- _TASK TO CARRY OUT_
Set down each line of the data below exactly as it stands, dropping the pictures.
>> START
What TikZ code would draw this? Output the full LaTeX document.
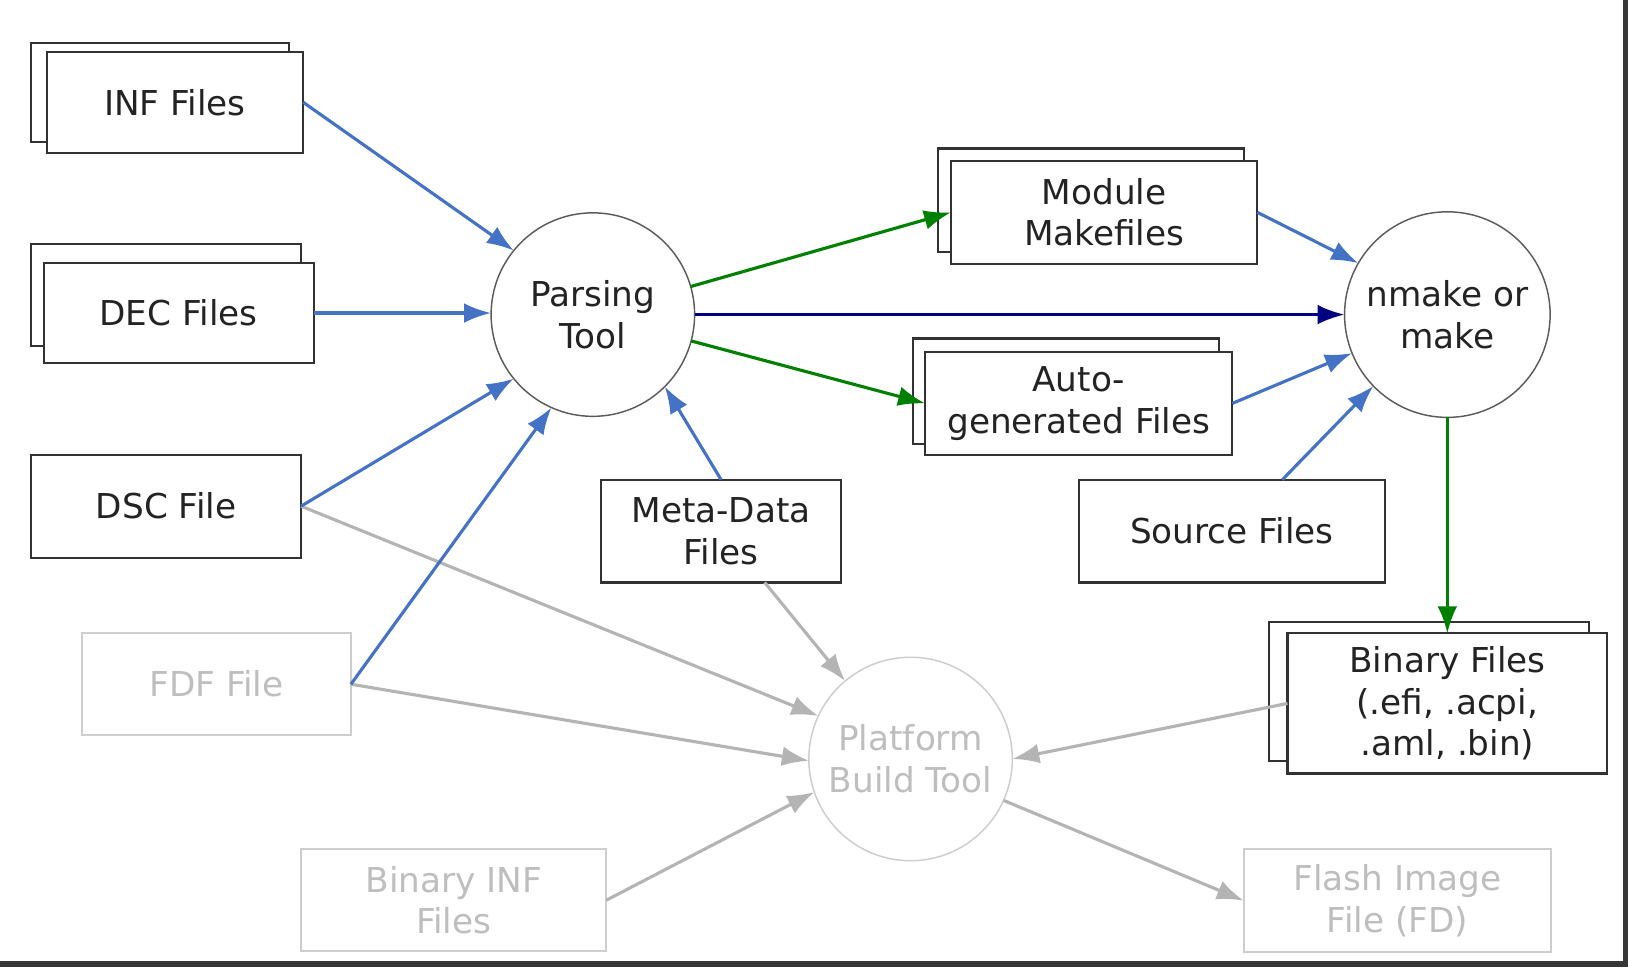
\documentclass[tikz,border=0pt]{standalone}
\usepackage{fontspec}
\setmainfont{DejaVu Sans}
\usetikzlibrary{arrows.meta,calc}
\definecolor{blueA}{RGB}{68,114,196}
\definecolor{greenA}{RGB}{0,128,0}
\definecolor{navyA}{RGB}{0,0,128}
\definecolor{greyA}{RGB}{180,180,180}
\definecolor{greyBox}{RGB}{205,205,205}
\definecolor{greyTxt}{RGB}{190,190,190}
\definecolor{darkTxt}{RGB}{35,35,35}
\definecolor{darkLine}{RGB}{50,50,50}
\definecolor{frameCol}{RGB}{55,55,55}
\begin{document}
\begin{tikzpicture}[x=0.5pt,y=-0.5pt,
  txt/.style={font=\fontsize{16.5pt}{20pt}\selectfont, align=center, text=darkTxt},
  filebox/.style={txt, rectangle, draw=darkLine, line width=1pt, fill=white, inner sep=0pt, outer sep=0pt},
  ghostbox/.style={filebox, draw=greyBox, text=greyTxt},
  tool/.style={txt, circle, draw=darkLine!80, line width=0.7pt, fill=white, inner sep=0pt, outer sep=0pt, minimum size=98pt},
  ghosttool/.style={tool, draw=greyBox, text=greyTxt},
  arr/.style={line width=1.5pt, -{Latex[length=13pt,width=9.5pt]}}
]
\useasboundingbox (0,0) rectangle (1568,931);
\fill[white] (0,0) rectangle (1568,931);

% nodes
\node[filebox, minimum width=124pt, minimum height=48pt] (infb) at (154,89) {};
\node[filebox, minimum width=123.5pt, minimum height=48.5pt] (inf) at (168.5,98.5) {INF Files};
\node[filebox, minimum width=130pt, minimum height=49pt] (decb) at (160,284) {};
\node[filebox, minimum width=130pt, minimum height=48.5pt] (dec) at (172,301.5) {DEC Files};
\node[filebox, minimum width=130pt, minimum height=49.5pt] (dsc) at (160,487.5) {DSC File};
\node[tool] (parse) at (571,303) {Parsing\\Tool};
\node[filebox, minimum width=147.5pt, minimum height=50pt] (modb) at (1050.5,193) {};
\node[filebox, minimum width=147.5pt, minimum height=49.5pt] (mod) at (1063.5,204.5) {Module\\Makefiles};
\node[filebox, minimum width=147.5pt, minimum height=51pt] (autob) at (1026.5,377) {};
\node[filebox, minimum width=148pt, minimum height=49.5pt] (auto) at (1039,388.5) {Auto-\\generated Files};
\node[tool, minimum size=99pt] (nmake) at (1394,303) {nmake or\\make};
\node[filebox, minimum width=147.5pt, minimum height=49.5pt] (src) at (1186.5,511.5) {Source Files};
\node[filebox, minimum width=115.5pt, minimum height=49.5pt] (meta) at (694.5,511.5) {Meta-Data\\Files};
\node[filebox, minimum width=154pt, minimum height=67pt] (binb) at (1376,666) {};
\node[filebox, minimum width=154pt, minimum height=67.5pt] (bin) at (1394,677.5) {Binary Files\\(.efi, .acpi,\\.aml, .bin)};
\node[ghostbox, minimum width=129.5pt, minimum height=49pt] (fdf) at (208.5,659) {FDF File};
\node[ghosttool] (plat) at (877,731) {Platform\\Build Tool};
\node[ghostbox, minimum width=147pt, minimum height=49pt] (bininf) at (437,867) {Binary INF\\Files};
\node[ghostbox, minimum width=148pt, minimum height=49.5pt] (flash) at (1346,867.5) {Flash Image\\File (FD)};

% grey connectors
\draw[arr, greyA] (dsc.east) -- (plat.155);
\draw[arr, greyA] (fdf.east) -- (plat.181);
\draw[arr, greyA] ([xshift=21pt]meta.south) -- (plat.130);
\draw[arr, greyA] (bininf.east) -- (plat.199);
\draw[arr, greyA] (bin.west) -- (plat.0);
\draw[arr, greyA] (plat.336) -- (flash.west);

% blue connectors
\draw[arr, blueA] (inf.east) -- (parse.141);
\draw[arr, blueA] (dec.east) -- (dec.east -| parse.west);
\draw[arr, blueA] (dsc.east) -- (parse.219);
\draw[arr, blueA] (fdf.east) -- (parse.246);
\draw[arr, blueA] (meta.north) -- (parse.315);
\draw[arr, blueA] (mod.east) -- (nmake.150);
\draw[arr, blueA] (auto.east) -- (nmake.202);
\draw[arr, blueA] ([xshift=24.3pt]src.north) -- (nmake.224);

% green connectors
\draw[arr, greenA] (parse.16) -- (mod.west);
\draw[arr, greenA] (parse.345) -- (auto.west);
\draw[arr, greenA] (nmake.south) -- (bin.north);

% navy connector
\draw[arr, navyA] (parse.east) -- (nmake.west);

% frame at right and bottom
\fill[frameCol] (1563,0) rectangle (1568,931);
\fill[frameCol] (0,926) rectangle (1568,931);
\end{tikzpicture}
\end{document}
>> END
- _SOLUTION TO THIS PROBLEM_
What TikZ code would draw this? Output the full LaTeX document.
\documentclass[tikz,border=0pt]{standalone}
\usepackage{fontspec}
\setmainfont{DejaVu Sans}
\usetikzlibrary{arrows.meta,calc}
\definecolor{blueA}{RGB}{68,114,196}
\definecolor{greenA}{RGB}{0,128,0}
\definecolor{navyA}{RGB}{0,0,128}
\definecolor{greyA}{RGB}{180,180,180}
\definecolor{greyBox}{RGB}{205,205,205}
\definecolor{greyTxt}{RGB}{190,190,190}
\definecolor{darkTxt}{RGB}{35,35,35}
\definecolor{darkLine}{RGB}{50,50,50}
\definecolor{frameCol}{RGB}{55,55,55}
\begin{document}
\begin{tikzpicture}[x=0.5pt,y=-0.5pt,
  txt/.style={font=\fontsize{16.5pt}{20pt}\selectfont, align=center, text=darkTxt},
  filebox/.style={txt, rectangle, draw=darkLine, line width=1pt, fill=white, inner sep=0pt, outer sep=0pt},
  ghostbox/.style={filebox, draw=greyBox, text=greyTxt},
  tool/.style={txt, circle, draw=darkLine!80, line width=0.7pt, fill=white, inner sep=0pt, outer sep=0pt, minimum size=98pt},
  ghosttool/.style={tool, draw=greyBox, text=greyTxt},
  arr/.style={line width=1.5pt, -{Latex[length=13pt,width=9.5pt]}}
]
\useasboundingbox (0,0) rectangle (1568,931);
\fill[white] (0,0) rectangle (1568,931);

% nodes
\node[filebox, minimum width=124pt, minimum height=48pt] (infb) at (154,89) {};
\node[filebox, minimum width=123.5pt, minimum height=48.5pt] (inf) at (168.5,98.5) {INF Files};
\node[filebox, minimum width=130pt, minimum height=49pt] (decb) at (160,284) {};
\node[filebox, minimum width=130pt, minimum height=48.5pt] (dec) at (172,301.5) {DEC Files};
\node[filebox, minimum width=130pt, minimum height=49.5pt] (dsc) at (160,487.5) {DSC File};
\node[tool] (parse) at (571,303) {Parsing\\Tool};
\node[filebox, minimum width=147.5pt, minimum height=50pt] (modb) at (1050.5,193) {};
\node[filebox, minimum width=147.5pt, minimum height=49.5pt] (mod) at (1063.5,204.5) {Module\\Makefiles};
\node[filebox, minimum width=147.5pt, minimum height=51pt] (autob) at (1026.5,377) {};
\node[filebox, minimum width=148pt, minimum height=49.5pt] (auto) at (1039,388.5) {Auto-\\generated Files};
\node[tool, minimum size=99pt] (nmake) at (1394,303) {nmake or\\make};
\node[filebox, minimum width=147.5pt, minimum height=49.5pt] (src) at (1186.5,511.5) {Source Files};
\node[filebox, minimum width=115.5pt, minimum height=49.5pt] (meta) at (694.5,511.5) {Meta-Data\\Files};
\node[filebox, minimum width=154pt, minimum height=67pt] (binb) at (1376,666) {};
\node[filebox, minimum width=154pt, minimum height=67.5pt] (bin) at (1394,677.5) {Binary Files\\(.efi, .acpi,\\.aml, .bin)};
\node[ghostbox, minimum width=129.5pt, minimum height=49pt] (fdf) at (208.5,659) {FDF File};
\node[ghosttool] (plat) at (877,731) {Platform\\Build Tool};
\node[ghostbox, minimum width=147pt, minimum height=49pt] (bininf) at (437,867) {Binary INF\\Files};
\node[ghostbox, minimum width=148pt, minimum height=49.5pt] (flash) at (1346,867.5) {Flash Image\\File (FD)};

% grey connectors
\draw[arr, greyA] (dsc.east) -- (plat.155);
\draw[arr, greyA] (fdf.east) -- (plat.181);
\draw[arr, greyA] ([xshift=21pt]meta.south) -- (plat.130);
\draw[arr, greyA] (bininf.east) -- (plat.199);
\draw[arr, greyA] (bin.west) -- (plat.0);
\draw[arr, greyA] (plat.336) -- (flash.west);

% blue connectors
\draw[arr, blueA] (inf.east) -- (parse.141);
\draw[arr, blueA] (dec.east) -- (dec.east -| parse.west);
\draw[arr, blueA] (dsc.east) -- (parse.219);
\draw[arr, blueA] (fdf.east) -- (parse.246);
\draw[arr, blueA] (meta.north) -- (parse.315);
\draw[arr, blueA] (mod.east) -- (nmake.150);
\draw[arr, blueA] (auto.east) -- (nmake.202);
\draw[arr, blueA] ([xshift=24.3pt]src.north) -- (nmake.224);

% green connectors
\draw[arr, greenA] (parse.16) -- (mod.west);
\draw[arr, greenA] (parse.345) -- (auto.west);
\draw[arr, greenA] (nmake.south) -- (bin.north);

% navy connector
\draw[arr, navyA] (parse.east) -- (nmake.west);

% frame at right and bottom
\fill[frameCol] (1563,0) rectangle (1568,931);
\fill[frameCol] (0,926) rectangle (1568,931);
\end{tikzpicture}
\end{document}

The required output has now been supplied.